We describe here an algorithm for distinguishing
sequential from nonsequentially folding proteins. Several
experiments have recently suggested that most of the proteins
that are synthesized in the eukaryotic cell may fold sequentially.
This proposed folding mechanism in vivo is particularly
advantageous to the organism. In the absence of chaperones,
the probability that a sequentially folding protein will
misfold is reduced significantly. The problem we address
here is devising a procedure that would differentiate between
the two types of folding patterns. Footprints of sequential
folding may be found in structures where consecutive fragments
of the chain interact with each other. In such cases, the
folding complexity may be viewed as being lower. On the
other hand, higher folding complexity suggests that at
least a portion of the polypeptide backbone folds back
upon itself to form three-dimensional (3D) interactions
with noncontiguous portion(s) of the chain. Hence, we look
at the mechanism of folding of the molecule via analysis
of its complexity, that is, through the 3D interactions
formed by contiguous segments on the polypeptide chain.

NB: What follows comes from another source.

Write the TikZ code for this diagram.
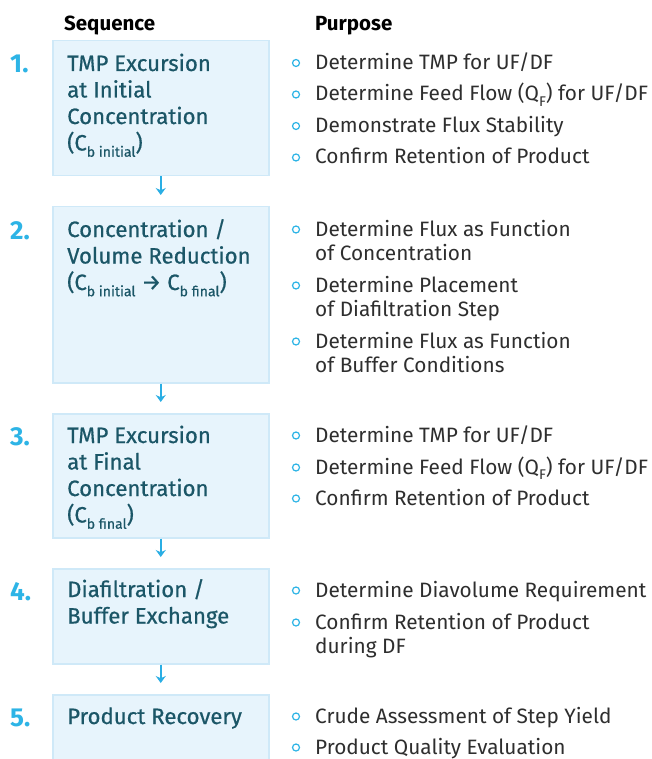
\documentclass[tikz,border=0pt]{standalone}
\usepackage{fontspec}
\setmainfont{Fira Sans}
\newfontfamily\medfont{Fira Sans}[FakeBold=0.6]
\usetikzlibrary{arrows.meta}
\definecolor{boxfill}{HTML}{E7F4FC}
\definecolor{boxline}{HTML}{CFE9F8}
\definecolor{numblue}{HTML}{2DB4E6}
\definecolor{boxtext}{HTML}{1B5667}
\definecolor{ptext}{HTML}{2E2E2E}
\definecolor{arrblue}{HTML}{2AAEE4}
\newcommand\sbs[1]{\raisebox{-0.28em}{\fontsize{14}{14}\selectfont #1}}
% #1 name, #2 first baseline (bullet), #3 last baseline (text base), #4 text
\newcommand\pitem[4]{\node[dot] (#1d) at (296,#2-6.5) {}; \node[ptxt] (#1) at (315,#3) {#4};}
\begin{document}
\begin{tikzpicture}[x=1pt,y=-1pt,
 stepbox/.style={draw=boxline, fill=boxfill, line width=1.5pt, anchor=north west, minimum width=216pt, inner sep=0pt},
 steptext/.style={anchor=base west, align=left, inner sep=0pt, text=boxtext, font=\medfont\fontsize{22.2}{26.5}\selectfont},
 stepnum/.style={anchor=base west, inner sep=0pt, text=numblue, font=\fontsize{26}{26}\selectfont\bfseries},
 head/.style={anchor=base west, inner sep=0pt, font=\fontsize{20.5}{20.5}\selectfont\bfseries},
 dot/.style={circle, draw=numblue, line width=1.2pt, minimum size=7pt, inner sep=0pt},
 ptxt/.style={anchor=base west, align=left, inner sep=0pt, text=ptext, font=\fontsize{20.8}{24}\selectfont},
 arr/.style={draw=arrblue, line width=1.8pt, -{Stealth[length=7pt,width=10pt]}, shorten >=11pt}
]
\useasboundingbox (0,0) rectangle (652,759);
\fill[white] (0,0) rectangle (652,759);

\node[head] (hseq) at (64,31) {Sequence};
\node[head] (hpur) at (315,31) {Purpose};

\node[stepbox, minimum height=135pt] (b1) at (52,40) {};
\node[stepbox, minimum height=176pt] (b2) at (52,206) {};
\node[stepbox, minimum height=124pt] (b3) at (52,413) {};
\node[stepbox, minimum height=95pt] (b4) at (52,568) {};
\node[stepbox, minimum height=72pt] (b5) at (52,694) {};

\draw[arr] (b1.south) -- (b2.north);
\draw[arr] (b2.south) -- (b3.north);
\draw[arr] (b3.south) -- (b4.north);
\draw[arr] (b4.south) -- (b5.north);

\node[stepnum] (n1) at (10,73) {1.};
\node[stepnum] (n2) at (10,239) {2.};
\node[stepnum] (n3) at (10,445) {3.};
\node[stepnum] (n4) at (10,600) {4.};
\node[stepnum] (n5) at (10,726) {5.};

\node[steptext] (t1) at (67,150.5) {TMP Excursion\\at Initial\\Concentration\\(C\sbs{b initial})};
\node[steptext] (t2) at (67,290) {Concentration /\\Volume Reduction\\(C\sbs{b initial} → C\sbs{b final})};
\node[steptext] (t3) at (67,522.5) {TMP Excursion\\at Final\\Concentration\\(C\sbs{b final})};
\node[steptext] (t4) at (67,623.5) {Diafiltration /\\Buffer Exchange};
\node[steptext] (t5) at (67,724) {Product Recovery};

\pitem{p1a}{69.5}{69.5}{Determine TMP for UF/DF}
\pitem{p1b}{101}{101}{Determine Feed Flow (Q\sbs{F}) for UF/DF}
\pitem{p1c}{132.5}{132.5}{Demonstrate Flux Stability}
\pitem{p1d}{164}{164}{Confirm Retention of Product}

\pitem{p2a}{236}{260}{Determine Flux as Function\\of Concentration}
\pitem{p2b}{292}{316}{Determine Placement\\of Diafiltration Step}
\pitem{p2c}{348}{372}{Determine Flux as Function\\of Buffer Conditions}

\pitem{p3a}{442}{442}{Determine TMP for UF/DF}
\pitem{p3b}{474}{474}{Determine Feed Flow (Q\sbs{F}) for UF/DF}
\pitem{p3c}{505}{505}{Confirm Retention of Product}

\pitem{p4a}{597}{597}{Determine Diavolume Requirement}
\pitem{p4b}{629}{653}{Confirm Retention of Product\\during DF}

\pitem{p5a}{723}{723}{Crude Assessment of Step Yield}
\pitem{p5b}{754}{754}{Product Quality Evaluation}
\end{tikzpicture}
\end{document}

To computationally splice the structure into consecutively
interacting fragments, we either cut it into compact hydrophobic
folding units or into a set of hypothetical, transient,
highly populated, contiguous fragments (“building
blocks” of the structure). In sequential folding,
successive building blocks interact with each other from
the amino to the carboxy terminus of the polypeptide chain.
Consequently, the results of the parsing differentiate
between sequentially vs. nonsequentially folded chains.
The automated assessment of the folding complexity provides
insight into both the likelihood of misfolding and the
kinetic folding rate of the given protein. In terms of
the funnel free energy landscape theory, a protein that
truly follows the mechanism of sequential folding, in principle,
encounters smoother free energy barriers. A simple sequentially
folded protein should, therefore, be less error prone and
fold faster than a protein with a complex folding pattern.